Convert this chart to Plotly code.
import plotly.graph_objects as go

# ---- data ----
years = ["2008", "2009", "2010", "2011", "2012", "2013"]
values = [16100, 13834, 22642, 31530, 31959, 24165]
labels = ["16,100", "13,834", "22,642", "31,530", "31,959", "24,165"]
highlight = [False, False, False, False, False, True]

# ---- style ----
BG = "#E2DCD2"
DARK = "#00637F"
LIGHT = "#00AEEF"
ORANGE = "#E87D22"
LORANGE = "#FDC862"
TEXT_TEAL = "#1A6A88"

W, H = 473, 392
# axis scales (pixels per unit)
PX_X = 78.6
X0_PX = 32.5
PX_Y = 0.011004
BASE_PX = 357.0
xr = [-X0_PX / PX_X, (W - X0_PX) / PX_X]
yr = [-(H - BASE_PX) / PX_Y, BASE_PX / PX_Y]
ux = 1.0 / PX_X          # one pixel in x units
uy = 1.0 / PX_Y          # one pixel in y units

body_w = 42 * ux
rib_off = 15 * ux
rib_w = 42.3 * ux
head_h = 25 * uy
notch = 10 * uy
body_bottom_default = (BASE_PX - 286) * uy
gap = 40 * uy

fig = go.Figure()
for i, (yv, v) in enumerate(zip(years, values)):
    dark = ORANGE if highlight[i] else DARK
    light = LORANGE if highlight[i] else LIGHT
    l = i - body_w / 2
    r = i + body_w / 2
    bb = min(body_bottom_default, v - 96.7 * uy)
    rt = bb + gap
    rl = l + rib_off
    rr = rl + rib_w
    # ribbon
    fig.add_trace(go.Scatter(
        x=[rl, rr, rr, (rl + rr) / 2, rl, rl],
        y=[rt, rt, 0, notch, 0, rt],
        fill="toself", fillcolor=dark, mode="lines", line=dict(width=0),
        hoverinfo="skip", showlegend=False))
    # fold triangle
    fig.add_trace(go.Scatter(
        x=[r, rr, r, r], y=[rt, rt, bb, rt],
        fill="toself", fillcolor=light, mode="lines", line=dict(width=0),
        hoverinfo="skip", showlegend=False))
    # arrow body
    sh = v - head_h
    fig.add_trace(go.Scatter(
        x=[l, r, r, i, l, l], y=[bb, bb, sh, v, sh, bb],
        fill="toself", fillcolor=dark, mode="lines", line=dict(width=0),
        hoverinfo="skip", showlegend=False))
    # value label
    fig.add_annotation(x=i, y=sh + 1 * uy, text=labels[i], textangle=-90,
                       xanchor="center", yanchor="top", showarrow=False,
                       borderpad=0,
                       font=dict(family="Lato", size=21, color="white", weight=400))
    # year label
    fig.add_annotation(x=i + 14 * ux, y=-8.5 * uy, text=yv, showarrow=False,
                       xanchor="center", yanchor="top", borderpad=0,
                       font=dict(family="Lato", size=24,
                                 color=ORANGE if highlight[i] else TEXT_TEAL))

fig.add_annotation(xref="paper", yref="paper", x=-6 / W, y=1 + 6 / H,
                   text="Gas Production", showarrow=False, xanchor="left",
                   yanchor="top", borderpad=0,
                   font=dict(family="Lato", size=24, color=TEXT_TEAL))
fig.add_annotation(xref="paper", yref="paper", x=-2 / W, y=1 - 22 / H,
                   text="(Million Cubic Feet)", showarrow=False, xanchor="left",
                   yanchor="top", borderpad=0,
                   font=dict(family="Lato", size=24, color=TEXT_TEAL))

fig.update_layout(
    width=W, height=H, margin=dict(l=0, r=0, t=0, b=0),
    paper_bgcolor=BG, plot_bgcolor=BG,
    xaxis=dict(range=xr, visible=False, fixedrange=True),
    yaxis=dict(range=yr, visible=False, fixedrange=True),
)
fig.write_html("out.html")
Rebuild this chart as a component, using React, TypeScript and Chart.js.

=== Set exercise ===
Copy out the listing above, line by line and exactly, from its first line to the line holding "import plotly.graph_objects as go", inclusive.

=== Output of the exercise ===
Convert this chart to Plotly code.
import plotly.graph_objects as go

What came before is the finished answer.